The problem with that is that everyone that looks at any given piece of art has a different response. The emotion you're looking for you're never going to find as it's in the viewer, not in the picture.
Why is this a "problem"? You're never going to get the same emotional response out of everyone. Why would you even want to? You might feel one emotion when taking a shot and your viewer feels something different, but that doesn't mean the picture has "failed" or that something is wrong.
Think about any pictures that you have seen that have caused a response, good, bad, sad, happy, in you. Dorothea Lange's pictures from the Dust Bowl era might not necessarily be technically great but they strike emotion. Most any pictures from the Holocaust aren't technically great but those sure as hell bring forth emotion. Some of those I can look at even for a minute and tear up. That's not emotion in the picture, it's emotion in me.
What does have to do with you is being able to see it and realize that this particular moment will, in fact, result in an emotional response in many viewers.
When my best friend's daughter got married someone at the wedding just happened to catch a moment when the bride and her dad hugged after the ceremony. There is a look on her face of just absolute bliss that will choke you up in minute. All because someone was there at just the right moment.
These examples you mention all have people in them. Does that mean you're saying emotion needs to be portrayed in the photo to elicit emotion as well? Emotion in the subject or emotion from the photographer?
Not everyone is going to have the same emotional response even if it's clear from the context and facial expression what emotion we are "supposed" to feel. Someone might be choked up, thinking of the bride's happiness. Some might feel bitterness or sadness or envy because they never got to experience that moment for whatever reason. Others might roll their eyes or feel anger. Others might feel nervous or excited because their wedding or child's wedding is coming up. And all this time, despite acknowledging that the moment is worth capturing for its emotional impact, maybe the photographer feels absolutely nothing. So where does the emotion come from?
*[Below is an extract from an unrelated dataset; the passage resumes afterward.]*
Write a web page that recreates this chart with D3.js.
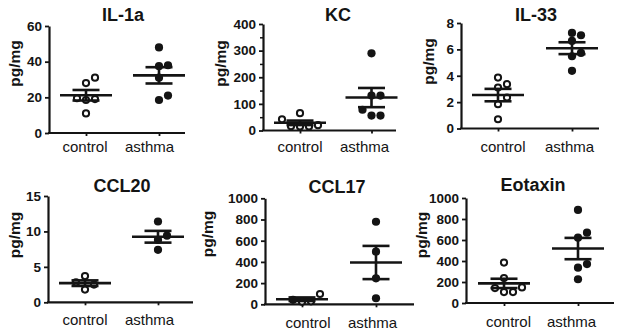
<!DOCTYPE html>
<html>
<head>
<meta charset="utf-8">
<script src="https://cdn.jsdelivr.net/npm/d3@7"></script>
<style>
  html, body { margin: 0; padding: 0; background: #fff; }
  svg { display: block; }
  text { font-family: "Liberation Sans", Arial, sans-serif; fill: #141414; }
</style>
</head>
<body>
<svg id="chart" width="624" height="331"></svg>
<script>
// ---- data ----
const categories = ["control", "asthma"];
const titles = ["IL-1a", "KC", "IL-33", "CCL20", "CCL17", "Eotaxin"];
const yLabel = "pg/mg";

const il1aControl = [31, 28, 19, 18.5, 19.5, 11];
const il1aAsthma  = [48, 38, 37.5, 31, 21, 18.5];
const kcControl   = [42, 65, 15, 15, 16, 20];
const kcAsthma    = [290, 131, 131, 78, 56, 56];
const il33Control = [3.86, 3.36, 3.1, 2.35, 1.84, 0.7];
const il33Asthma  = [7.25, 7.07, 6.64, 5.73, 5.48, 4.37];
const ccl20Control = [3.7, 2.8, 2.5, 1.8];
const ccl20Asthma  = [11.4, 9.4, 8.8, 7.4];
const ccl17Control = [97, 42, 28, 25];
const ccl17Asthma  = [779, 496, 245, 57];
const eotaxinControl = [385, 237, 148, 142, 104, 104];
const eotaxinAsthma  = [886, 670, 622, 371, 336, 226];

const il1aTicks = [0, 20, 40, 60];
const kcTicks = [0, 100, 200, 300, 400];
const kcMinorTicks = [50, 150, 250, 350];
const il33Ticks = [0, 2, 4, 6, 8];
const ccl20Ticks = [0, 5, 10, 15];
const ccl17Ticks = [0, 200, 400, 600, 800, 1000];
const eotaxinTicks = [0, 200, 400, 600, 800, 1000];

// ---- layout (positions only) ----
const layout = [
  {left:49,  right:185, top:26,    bottom:133,   cx:86,  ax:159,   clx:84.5, alx:149, labY:151.5, tx:123, ty:21,  ylx:19.5,  yly:63.5},
  {left:263, right:396, top:24,    bottom:130.5, cx:300, ax:371.5, clx:299.5,alx:364, labY:151.5, tx:338, ty:21,  ylx:225.5, yly:63.5},
  {left:461, right:599, top:23,    bottom:128.5, cx:498, ax:572,   clx:502.5,alx:569, labY:151.5, tx:536, ty:21,  ylx:433.5, yly:61.5},
  {left:48,  right:193, top:196,   bottom:302.3, cx:85,  ax:158,   clx:84.5, alx:149, labY:325,   tx:122, ty:192, ylx:20,    yly:235},
  {left:265, right:414, top:198.3, bottom:304.3, cx:302, ax:376,   clx:307.5,alx:372, labY:328,   tx:337, ty:193, ylx:212.5, yly:234},
  {left:466, right:614, top:198,   bottom:303,   cx:504, ax:578,   clx:508,  alx:571, labY:327,   tx:533, ty:191, ylx:426.5, yly:235}
];

const panels = [
  {title: titles[0], groups: [il1aControl, il1aAsthma], ticks: il1aTicks, minor: null},
  {title: titles[1], groups: [kcControl, kcAsthma], ticks: kcTicks, minor: kcMinorTicks},
  {title: titles[2], groups: [il33Control, il33Asthma], ticks: il33Ticks, minor: null},
  {title: titles[3], groups: [ccl20Control, ccl20Asthma], ticks: ccl20Ticks, minor: null},
  {title: titles[4], groups: [ccl17Control, ccl17Asthma], ticks: ccl17Ticks, minor: null},
  {title: titles[5], groups: [eotaxinControl, eotaxinAsthma], ticks: eotaxinTicks, minor: null}
];

const INK = "#141414";
const R = 4.1;
const STEP = 9;
const MIN_D = 8;

const svg = d3.select("#chart");

// deterministic beeswarm offsets computed from values
function swarm(values, y) {
  const order = values.map((v, i) => i).sort((a, b) => values[a] - values[b]);
  const placed = [];
  const out = new Array(values.length);
  order.forEach(i => {
    const py = y(values[i]);
    const cands = [0];
    for (let k = 1; k < 8; k++) { cands.push(k * STEP, -k * STEP); }
    for (const dx of cands) {
      if (placed.every(p => Math.hypot(p.dx - dx, p.py - py) >= MIN_D)) {
        placed.push({dx, py});
        out[i] = {v: values[i], dx};
        break;
      }
    }
  });
  return out;
}

panels.forEach((p, pi) => {
  const L = layout[pi];
  const g = svg.append("g");
  const ymax = d3.max(p.ticks);
  const y = d3.scaleLinear().domain([0, ymax]).range([L.bottom, L.top]);
  const x = d3.scalePoint().domain(categories).range([L.cx, L.ax]);

  // y axis
  const ya = g.append("g").attr("transform", `translate(${L.left},0)`)
    .call(d3.axisLeft(y).tickValues(p.ticks).tickSize(4).tickSizeOuter(0).tickPadding(3).tickFormat(d3.format("d")));
  ya.select(".domain").attr("stroke", INK).attr("stroke-width", 2.2);
  ya.selectAll(".tick line").attr("stroke", INK).attr("stroke-width", 1.8);
  ya.selectAll(".tick text").attr("fill", INK)
    .style("font-size", "13.5px").style("font-weight", "bold")
    .style("font-family", '"Liberation Sans", Arial, sans-serif');
  if (p.minor) {
    const ym = g.append("g").attr("transform", `translate(${L.left},0)`)
      .call(d3.axisLeft(y).tickValues(p.minor).tickSize(3).tickSizeOuter(0).tickFormat(""));
    ym.select(".domain").remove();
    ym.selectAll(".tick line").attr("stroke", INK).attr("stroke-width", 1.5);
  }

  // x axis
  const xa = g.append("g").attr("transform", `translate(0,${L.bottom})`)
    .call(d3.axisBottom(x).tickSize(3).tickSizeOuter(0));
  xa.select(".domain").attr("d", `M${L.left - 1},0H${L.right}`)
    .attr("stroke", INK).attr("stroke-width", 2.2);
  xa.selectAll(".tick line").attr("stroke", INK).attr("stroke-width", 1.8);
  const labX = [L.clx, L.alx];
  xa.selectAll(".tick text")
    .attr("x", (d, i) => labX[i] - x(d))
    .attr("y", L.labY - L.bottom).attr("dy", 0)
    .attr("fill", INK)
    .style("font-size", "15px").style("font-weight", "normal")
    .style("font-family", '"Liberation Sans", Arial, sans-serif');

  // title
  g.append("text").attr("x", L.tx).attr("y", L.ty).attr("text-anchor", "middle")
    .style("font-size", "18px").style("font-weight", "bold").text(p.title);

  // y label
  g.append("text").attr("transform", `translate(${L.ylx},${L.yly}) rotate(-90)`)
    .attr("text-anchor", "middle")
    .style("font-size", "15.5px").style("font-weight", "bold").text(yLabel);

  // points and mean ± SEM
  p.groups.forEach((vals, gi) => {
    const cat = categories[gi];
    const cxp = x(cat);
    const pts = swarm(vals, y);
    const hollow = gi === 0;
    g.append("g").selectAll("circle").data(pts).join("circle")
      .attr("cx", d => cxp + d.dx)
      .attr("cy", d => y(d.v))
      .attr("r", hollow ? R - 1 : R)
      .attr("fill", hollow ? "#fff" : INK)
      .attr("stroke", INK)
      .attr("stroke-width", hollow ? 2 : 0);

    const m = d3.mean(vals);
    const sem = d3.deviation(vals) / Math.sqrt(vals.length);
    const eg = g.append("g").attr("stroke", INK).attr("stroke-width", 2.6);
    eg.append("line").attr("x1", cxp - 26).attr("x2", cxp + 26).attr("y1", y(m)).attr("y2", y(m));
    eg.append("line").attr("x1", cxp - 13.5).attr("x2", cxp + 13.5).attr("y1", y(m + sem)).attr("y2", y(m + sem));
    eg.append("line").attr("x1", cxp - 13.5).attr("x2", cxp + 13.5).attr("y1", y(m - sem)).attr("y2", y(m - sem));
    eg.append("line").attr("x1", cxp).attr("x2", cxp).attr("y1", y(m + sem)).attr("y2", y(m - sem));
  });
});
</script>
</body>
</html>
The people in the photo.
But your picture in the OP is a landscape and you cite Adams' landscapes as an example of what you'd like to achieve. Obviously, emotion is not going to be portrayed by people, so it has to be elicited in another way. You already know that technical precision alone isn't the answer. So what is? If you are not relying on people to portray emotion, then where does the emotion come from? I say the photographer. How can you convey an emotion in a landscape that you don't feel yourself? And does it matter if the viewer doesn't feel the same thing that you do?
Perhaps you already answered your own question. You spoke of capturing a moment when you gave the examples of pictures with people in them. Facial expressions, body movements, interactions...these all happen pretty fast and you have to have good timing. Mountains, trees, rivers...yeah, they don't move around a lot, so what moment is being captured? It becomes all about the light at that point. It's the light and how you capture it that can create a mood in a landscape image. That particular quality of light at that moment might not happen again any time soon, so you have to move - sometimes really fast - to capture that moment of light on that particular scene. You have to be in the right place at the right time, which could mean getting up early, hiking a long way to get to the right scene/composition, waiting a long time for the light and maybe having to come back another day.
So there's your common thread: the moment that you have capture, whether it be on a person's face/body language/setting, or in the light that falls on the land.